(Records from a collection)
============================================================

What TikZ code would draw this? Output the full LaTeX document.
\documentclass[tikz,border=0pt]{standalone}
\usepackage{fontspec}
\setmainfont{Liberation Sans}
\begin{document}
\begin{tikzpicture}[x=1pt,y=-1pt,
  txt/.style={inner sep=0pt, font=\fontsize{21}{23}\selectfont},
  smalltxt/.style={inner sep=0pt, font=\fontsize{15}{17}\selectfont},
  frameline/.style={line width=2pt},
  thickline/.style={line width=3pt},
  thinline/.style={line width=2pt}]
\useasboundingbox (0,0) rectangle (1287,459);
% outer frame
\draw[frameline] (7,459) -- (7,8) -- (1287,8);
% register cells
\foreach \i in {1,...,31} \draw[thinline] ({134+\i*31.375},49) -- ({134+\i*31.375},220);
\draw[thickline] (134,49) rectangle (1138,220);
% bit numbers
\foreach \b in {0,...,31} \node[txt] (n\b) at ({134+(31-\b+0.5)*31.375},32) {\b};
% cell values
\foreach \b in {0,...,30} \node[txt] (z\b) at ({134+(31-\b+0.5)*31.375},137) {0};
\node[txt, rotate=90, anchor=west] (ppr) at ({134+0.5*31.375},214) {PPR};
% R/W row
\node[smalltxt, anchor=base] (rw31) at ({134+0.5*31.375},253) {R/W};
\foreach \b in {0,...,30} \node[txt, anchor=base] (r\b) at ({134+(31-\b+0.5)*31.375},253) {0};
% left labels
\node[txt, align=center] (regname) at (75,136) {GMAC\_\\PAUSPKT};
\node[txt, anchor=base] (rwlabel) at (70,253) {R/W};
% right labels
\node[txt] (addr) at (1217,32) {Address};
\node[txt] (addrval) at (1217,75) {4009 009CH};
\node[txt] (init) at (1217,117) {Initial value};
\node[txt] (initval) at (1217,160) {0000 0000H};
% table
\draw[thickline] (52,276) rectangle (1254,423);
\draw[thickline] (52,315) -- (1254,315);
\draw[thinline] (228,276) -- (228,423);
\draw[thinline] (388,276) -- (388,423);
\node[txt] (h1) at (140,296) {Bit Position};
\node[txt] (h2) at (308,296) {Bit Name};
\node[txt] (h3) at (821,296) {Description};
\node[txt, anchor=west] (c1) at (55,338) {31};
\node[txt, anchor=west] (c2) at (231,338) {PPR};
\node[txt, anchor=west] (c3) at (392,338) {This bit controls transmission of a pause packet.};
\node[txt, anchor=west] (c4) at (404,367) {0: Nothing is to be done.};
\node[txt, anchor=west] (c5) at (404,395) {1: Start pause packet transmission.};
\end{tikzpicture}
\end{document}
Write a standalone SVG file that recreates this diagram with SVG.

============================================================

Task goal → Word for word, write out the data.

Written solution →
What TikZ code would draw this? Output the full LaTeX document.
\documentclass[tikz,border=0pt]{standalone}
\usepackage{fontspec}
\setmainfont{Liberation Sans}
\begin{document}
\begin{tikzpicture}[x=1pt,y=-1pt,
  txt/.style={inner sep=0pt, font=\fontsize{21}{23}\selectfont},
  smalltxt/.style={inner sep=0pt, font=\fontsize{15}{17}\selectfont},
  frameline/.style={line width=2pt},
  thickline/.style={line width=3pt},
  thinline/.style={line width=2pt}]
\useasboundingbox (0,0) rectangle (1287,459);
% outer frame
\draw[frameline] (7,459) -- (7,8) -- (1287,8);
% register cells
\foreach \i in {1,...,31} \draw[thinline] ({134+\i*31.375},49) -- ({134+\i*31.375},220);
\draw[thickline] (134,49) rectangle (1138,220);
% bit numbers
\foreach \b in {0,...,31} \node[txt] (n\b) at ({134+(31-\b+0.5)*31.375},32) {\b};
% cell values
\foreach \b in {0,...,30} \node[txt] (z\b) at ({134+(31-\b+0.5)*31.375},137) {0};
\node[txt, rotate=90, anchor=west] (ppr) at ({134+0.5*31.375},214) {PPR};
% R/W row
\node[smalltxt, anchor=base] (rw31) at ({134+0.5*31.375},253) {R/W};
\foreach \b in {0,...,30} \node[txt, anchor=base] (r\b) at ({134+(31-\b+0.5)*31.375},253) {0};
% left labels
\node[txt, align=center] (regname) at (75,136) {GMAC\_\\PAUSPKT};
\node[txt, anchor=base] (rwlabel) at (70,253) {R/W};
% right labels
\node[txt] (addr) at (1217,32) {Address};
\node[txt] (addrval) at (1217,75) {4009 009CH};
\node[txt] (init) at (1217,117) {Initial value};
\node[txt] (initval) at (1217,160) {0000 0000H};
% table
\draw[thickline] (52,276) rectangle (1254,423);
\draw[thickline] (52,315) -- (1254,315);
\draw[thinline] (228,276) -- (228,423);
\draw[thinline] (388,276) -- (388,423);
\node[txt] (h1) at (140,296) {Bit Position};
\node[txt] (h2) at (308,296) {Bit Name};
\node[txt] (h3) at (821,296) {Description};
\node[txt, anchor=west] (c1) at (55,338) {31};
\node[txt, anchor=west] (c2) at (231,338) {PPR};
\node[txt, anchor=west] (c3) at (392,338) {This bit controls transmission of a pause packet.};
\node[txt, anchor=west] (c4) at (404,367) {0: Nothing is to be done.};
\node[txt, anchor=west] (c5) at (404,395) {1: Start pause packet transmission.};
\end{tikzpicture}
\end{document}
Write a standalone SVG file that recreates this diagram with SVG.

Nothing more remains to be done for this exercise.